Extract the lines of the material below, beginning with the first and ending with the line that holds "ax = fig.add_axes([0.291, 0.0825, 0.66, 0.8925])". Skip every picture.

[begin Recorded data]

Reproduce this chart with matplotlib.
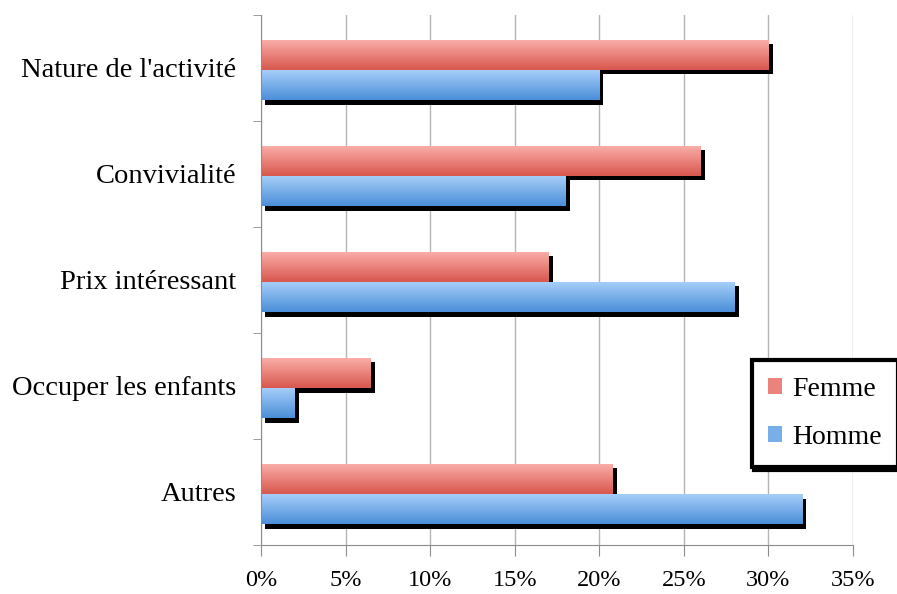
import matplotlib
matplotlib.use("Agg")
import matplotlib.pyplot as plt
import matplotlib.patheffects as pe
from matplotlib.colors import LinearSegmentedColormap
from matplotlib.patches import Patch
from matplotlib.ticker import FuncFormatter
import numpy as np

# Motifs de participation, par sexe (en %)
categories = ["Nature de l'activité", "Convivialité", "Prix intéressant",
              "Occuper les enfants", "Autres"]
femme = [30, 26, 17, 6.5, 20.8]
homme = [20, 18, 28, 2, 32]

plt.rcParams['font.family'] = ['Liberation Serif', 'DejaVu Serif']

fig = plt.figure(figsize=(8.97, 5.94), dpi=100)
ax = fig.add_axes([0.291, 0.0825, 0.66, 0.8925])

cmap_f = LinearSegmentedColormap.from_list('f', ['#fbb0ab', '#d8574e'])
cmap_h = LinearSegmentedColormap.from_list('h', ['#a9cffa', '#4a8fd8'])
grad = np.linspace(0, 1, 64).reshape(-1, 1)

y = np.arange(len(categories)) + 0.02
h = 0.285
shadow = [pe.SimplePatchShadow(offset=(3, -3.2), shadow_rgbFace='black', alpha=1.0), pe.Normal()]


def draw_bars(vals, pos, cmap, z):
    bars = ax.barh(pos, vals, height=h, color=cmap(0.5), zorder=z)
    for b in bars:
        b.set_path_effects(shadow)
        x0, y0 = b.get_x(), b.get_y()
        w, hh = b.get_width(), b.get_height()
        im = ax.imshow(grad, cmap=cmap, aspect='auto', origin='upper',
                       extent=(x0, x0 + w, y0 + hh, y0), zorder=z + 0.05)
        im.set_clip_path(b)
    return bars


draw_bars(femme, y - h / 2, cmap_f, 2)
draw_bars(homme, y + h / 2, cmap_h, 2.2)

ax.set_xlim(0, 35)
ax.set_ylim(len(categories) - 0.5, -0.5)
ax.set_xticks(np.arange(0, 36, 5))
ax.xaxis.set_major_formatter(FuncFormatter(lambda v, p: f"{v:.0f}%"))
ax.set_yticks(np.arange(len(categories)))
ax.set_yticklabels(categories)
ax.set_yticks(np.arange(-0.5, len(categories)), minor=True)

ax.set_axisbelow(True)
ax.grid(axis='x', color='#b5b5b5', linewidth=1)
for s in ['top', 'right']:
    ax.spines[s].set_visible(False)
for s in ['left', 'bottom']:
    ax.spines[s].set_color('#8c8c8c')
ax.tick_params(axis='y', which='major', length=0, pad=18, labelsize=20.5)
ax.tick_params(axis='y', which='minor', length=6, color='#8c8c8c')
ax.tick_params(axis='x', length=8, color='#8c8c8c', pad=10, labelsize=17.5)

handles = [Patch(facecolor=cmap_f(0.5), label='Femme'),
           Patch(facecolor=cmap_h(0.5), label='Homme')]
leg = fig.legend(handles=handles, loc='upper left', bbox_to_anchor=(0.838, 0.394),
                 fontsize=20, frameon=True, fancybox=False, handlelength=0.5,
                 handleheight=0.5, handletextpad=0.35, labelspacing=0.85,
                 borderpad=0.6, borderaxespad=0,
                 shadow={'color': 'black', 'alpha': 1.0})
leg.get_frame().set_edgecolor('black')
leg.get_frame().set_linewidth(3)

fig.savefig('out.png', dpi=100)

[end Recorded data]

- **Completed exercise**:
Reproduce this chart with matplotlib.
import matplotlib
matplotlib.use("Agg")
import matplotlib.pyplot as plt
import matplotlib.patheffects as pe
from matplotlib.colors import LinearSegmentedColormap
from matplotlib.patches import Patch
from matplotlib.ticker import FuncFormatter
import numpy as np

# Motifs de participation, par sexe (en %)
categories = ["Nature de l'activité", "Convivialité", "Prix intéressant",
              "Occuper les enfants", "Autres"]
femme = [30, 26, 17, 6.5, 20.8]
homme = [20, 18, 28, 2, 32]

plt.rcParams['font.family'] = ['Liberation Serif', 'DejaVu Serif']

fig = plt.figure(figsize=(8.97, 5.94), dpi=100)
ax = fig.add_axes([0.291, 0.0825, 0.66, 0.8925])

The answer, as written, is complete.